Like NASA, European Space Agency (ESA) is always eager to observe and find out the mystery related to Earth, planets as well as space. However, in continuation to that trend, last Friday, on Nov 22, ESA launched three Swarm satellite into space to explore the Earth’s magnetic field.
The 3 unmanned Swarm satellites were launched boarding a Russian-built rocket called Rokot at 12:02 GMT (1:02 PM CET) from the Plesetsk cosmodrome in northwestern Russia. Each satellite weighs 470 kg (1034 pound).
Approximate 91 minutes after launch, these satellites automatically separated from the Breeze-KM upper stage as planned and went into a near-polar circular orbit at an altitude of 490 km (300 mile). 2 minutes after that, contact was made with the constellation as it flew over Kiruna station in Sweden and Svalbard station in Norway.
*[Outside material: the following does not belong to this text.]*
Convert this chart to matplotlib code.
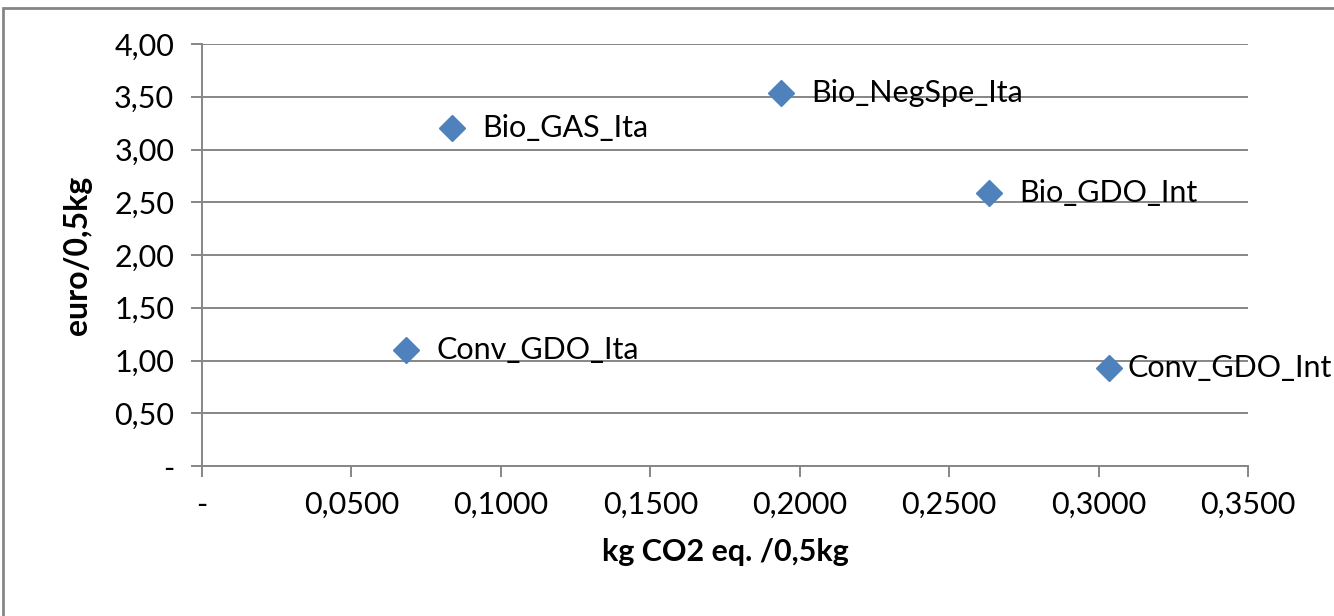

Control of the satellites was switched to the European Space Operation Center in Darmstadt, Germany and a few hours later, the Swarm satellites deployed their instrument booms.
The 3 satellites will go through a three-month commissioning as mission control tests their systems and scientific payloads. If they pass successfully, two of the constellation will fly in formation about 150 km (93 mile) apart and lower their orbit to 460 km (285 mile). Meanwhile, the third will move into a higher orbit of 530 km (330 mile). Together, they will take precise measurements of the Earth’s magnetic field.
Volker Liebig, Director for Earth observation at ESA said, “Swarm is about to fill a gap in our view of the Earth system and in our monitoring of global change issues. It will help us to better understand the field that protects us from the particles and radiation coming from the Sun.”
Be noted, Swarm is the fourth Earth Explorer missions of ESA. The earlier three satellites were CryoSat, GOCE and SMOS. However, these Swarm satellites will stay four years in space and operate at extremely low altitudes close to the edge of the atmosphere to measure the strength, orientation and fluctuations of the Earth’s geomagnetic field.
Scientists hope that Swarms will help improve the understanding of our planet by focusing on the atmosphere, biosphere, hydrosphere, cryosphere and Earth’s interior. Scientists believe, through Swarms satellites, the’ll be able to reveal more about the Earth’s interior structure and provide better warnings of dangerous solar storms.